Of all the resolutions in the past three decades, nothing was more discussed or significant than UN “Resolution 598”, which ended the Iran-Iraq war. In Iranian foreign policy literature, this became known as the “poisoned drink,” as it is what Ayatollah Khomeini, the founder of the Islamic Republic, called it.

Since then, hardliners have interpreted the term as the former leader’s reluctance to end the war, and it is the same expression they use to refer to the recent nuclear deal between Iran and the P5+1 countries. They say that Iranian President Hassan Rouhani and Foreign Minister Mohammad Javad Zarif forced the leader of the Islamic Republic, Ayatollah Khamenei, to “drink poison.”

“Junk,” as in “junk paper,” is also commonly used to refer to resolutions. A term that was first coined by Ayatollah Khomeini, and memorialized in Sahifeh Nour - a book of former speeches by Ayatollah Khamenei - quotes Khomeini as saying, “The decisions of the UN Security Council and other organizations are worthless and just junk paper worthy of a veto.”

Then in 2006, in reaction to a UN resolution, former president Mahmoud Ahmadinejad said, “Do you think by compiling and issuing junk paper, you can stop the Iranian nation?” Then in June 2010, he said: “These resolutions have no value in our nation.” And, lastly, in spring 2013, during his final days as president, Ahmadinejad said, “The resolutions that sanction Iran are all but junk.”

But he is not the only high-ranking Iranian official to challenge and ridicule international resolutions. Hardliner Tehran Friday Imam, Ahmad Khatami, said sanction resolutions have encouraged young people to procreate. While Ayatollah Khamenei has repeatedly highlighted how Iran has managed to progress despite the “illogical and brutal” nature of sanctions against the country.

The Iranian authorities have also reacted to resolutions regarding human rights abuses. Chief Justice Sadeq Larijani tends to refer to them as being lies, biased and ill-motivated. Equally, Guardian Council Secretary Ahmad Jannati has described the same resolutions as “worthless,” as “lacking any legal legitimacy” and as being “disgraceful.“

And this harsh language has not stopped since the nuclear deal was signed.
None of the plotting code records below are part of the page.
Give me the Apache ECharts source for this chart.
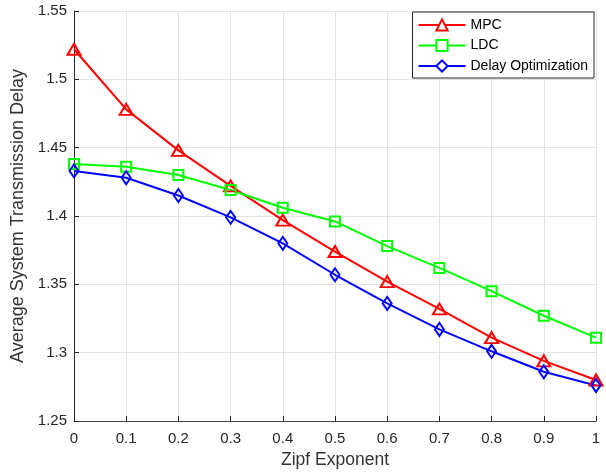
<!DOCTYPE html>
<html><head><meta charset="utf-8">
<script src="https://cdn.jsdelivr.net/npm/echarts@6/dist/echarts.min.js"></script>
<style>html,body{margin:0;padding:0;background:#fff}#c{width:606px;height:474px}</style>
</head><body><div id="c"></div>
<script>
const categories = ['0','0.1','0.2','0.3','0.4','0.5','0.6','0.7','0.8','0.9','1'];
const xValues = [0,0.1,0.2,0.3,0.4,0.5,0.6,0.7,0.8,0.9,1];
const mpc = [1.522,1.478,1.448,1.422,1.397,1.374,1.352,1.332,1.311,1.294,1.280];
const ldc = [1.438,1.436,1.430,1.419,1.406,1.396,1.378,1.362,1.345,1.327,1.311];
const delayOpt = [1.433,1.428,1.415,1.399,1.380,1.357,1.336,1.317,1.301,1.286,1.276];
const yTicks = [1.25,1.3,1.35,1.4,1.45,1.5,1.55];

const font = 'Liberation Sans, Arial, Helvetica, sans-serif';
const chart = echarts.init(document.getElementById('c'), null, {renderer:'canvas'});
function mk(name, data, color, symbol, size){
  return {
    name, type:'line', data: xValues.map((x,i)=>[x,data[i]]),
    symbol, symbolSize:size, showAllSymbol:true,
    lineStyle:{color, width:2},
    itemStyle:{color:'rgba(255,255,255,0)', borderColor:color, borderWidth:2},
    emphasis:{disabled:true}, animation:false
  };
}
chart.setOption({
  animation:false,
  backgroundColor:'#fff',
  grid:{left:74, right:10, top:11, bottom:53, containLabel:false},
  legend:{
    right:12, top:12, orient:'vertical', itemGap:6.5,
    itemWidth:47, itemHeight:14,
    padding:[6,6,5,5],
    borderColor:'#262626', borderWidth:1, backgroundColor:'#fff',
    textStyle:{fontFamily:font, fontSize:14, color:'#000'},
    data:[
      {name:'MPC', itemStyle:{color:'#fff', borderColor:'#ff0000', borderWidth:2}},
      {name:'LDC', itemStyle:{color:'#fff', borderColor:'#00ff00', borderWidth:2}},
      {name:'Delay Optimization', itemStyle:{color:'#fff', borderColor:'#0000ff', borderWidth:2}}
    ]
  },
  xAxis:{
    type:'value', min:0, max:1, interval:0.1,
    name:'Zipf Exponent', nameLocation:'middle', nameGap:27,
    nameTextStyle:{fontFamily:font, fontSize:17.5, color:'#333'},
    axisLine:{show:true, onZero:false, lineStyle:{color:'#404040', width:1}},
    axisTick:{show:true, inside:true, length:5, lineStyle:{color:'#262626'}},
    axisLabel:{fontFamily:font, fontSize:15, color:'#262626', margin:10,
      formatter:v=>categories[Math.round(v*10)]},
    splitLine:{show:true, lineStyle:{color:'#e3e3e3', width:1}}
  },
  yAxis:{
    type:'value', min:1.25, max:1.55, interval:0.05,
    name:'Average System Transmission Delay', nameLocation:'middle', nameGap:41,
    nameTextStyle:{fontFamily:font, fontSize:18, color:'#333'},
    axisLine:{show:true, lineStyle:{color:'#262626', width:1}},
    axisTick:{show:true, inside:true, length:5, lineStyle:{color:'#262626'}},
    axisLabel:{fontFamily:font, fontSize:15, color:'#262626', margin:7,
      formatter:v=>{const t=yTicks.find(k=>Math.abs(k-v)<1e-6); return t===undefined?'':String(t);}},
    splitLine:{show:true, lineStyle:{color:'#e3e3e3', width:1}}
  },
  series:[
    mk('MPC', mpc, '#ff0000', 'triangle', [13,11]),
    mk('LDC', ldc, '#00ff00', 'rect', 10),
    mk('Delay Optimization', delayOpt, '#0000ff', 'diamond', [9,13])
  ]
});
</script></body></html>
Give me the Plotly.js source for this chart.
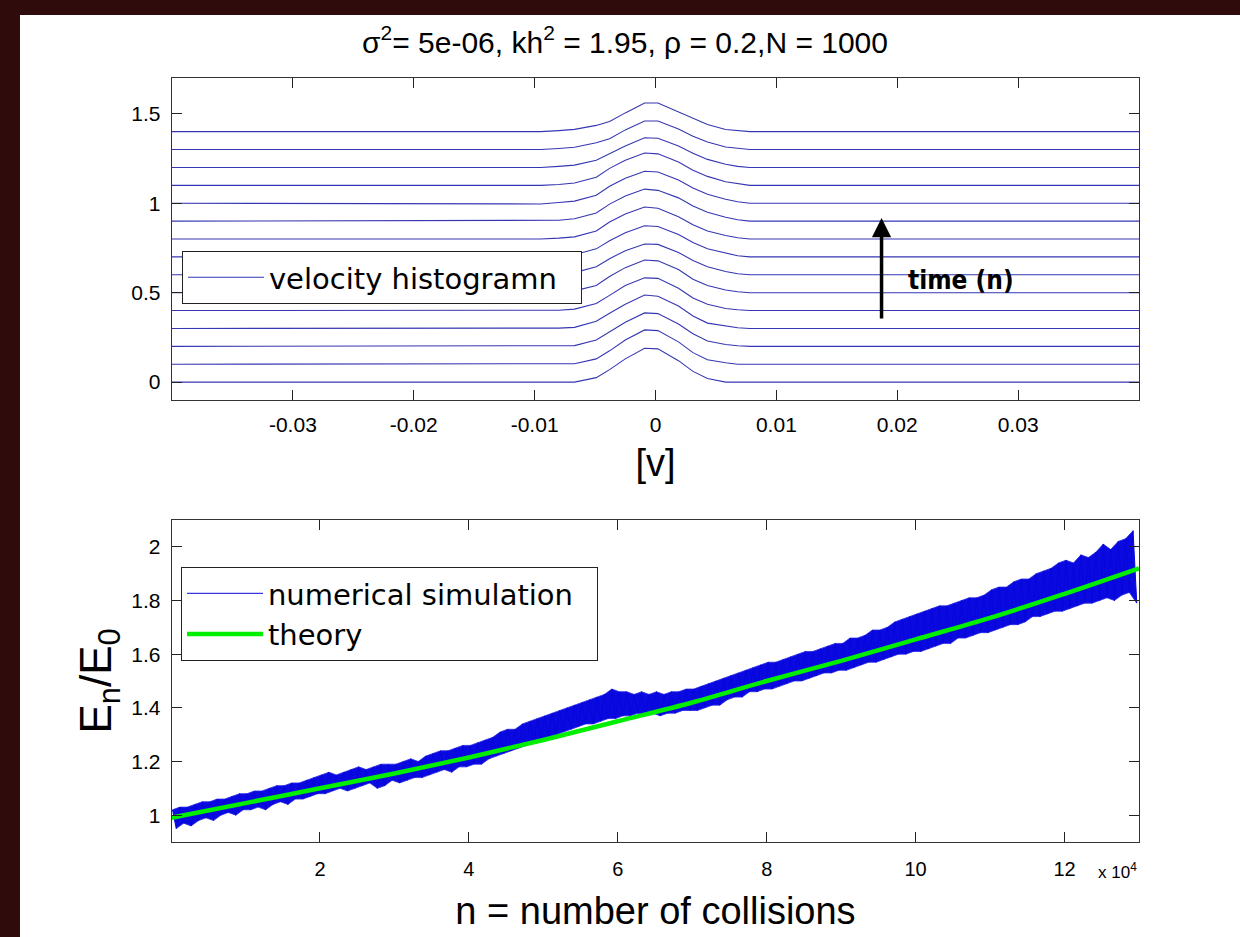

For a start, the Revolutionary Guards commanders have made it no secret that they do not approve of, in any shape or form, the UN resolution that sanctions weapons in Iran. Mohammad Ali Jafari, one such commander, suggested that the UN `’shouldn’t waste its time issuing such resolutions because the Revolutionary Guards wouldn’t respect them anyway.”

And reactions only get harsher in tone with regards to human rights violations. Just recently, judiciary spokesperson Gholam Hossein Mohseni-Ejei described last week’s UN resolution on human rights violations in Iran as “comical.” Similarly, Foreign Minister Javad Zarif called the resolution “the irony of history.”

Iranian President Hassan Rouhani has also had his say on human rights resolutions. Referring to an EU resolution, he said, “The EU parliament is so insignificant and therefore it cannot insult the great Iranian nation. There have been a total of 60 resolutions, many with harsher tones over the last four years, but none of them are of any value.”

Also, Iran’s president, much like the foreign minister, have repeatedly said during the last two years that UN resolutions are intended to promote Iranophobia but that the nuclear deal has helped to counteract this - hardliners do not agree.

Guardian Council Secretary Ahmad Jannati even went so far as to say that the West’s ultimate goal is “regime change” in Iran, which is not dissimilar to commander Jafari who argued that the West wants to bring about a new “sedition” [Green Movement] by issuing resolutions against Iran. 

Resolutions have long been a hot, and contentious, topic in Iran, especially among hardliners. And it seems the nuclear deal has and will not change this anytime soon. Until the day Iran stops violating international law, the resolutions will keep coming and hardliners will continue to have their say.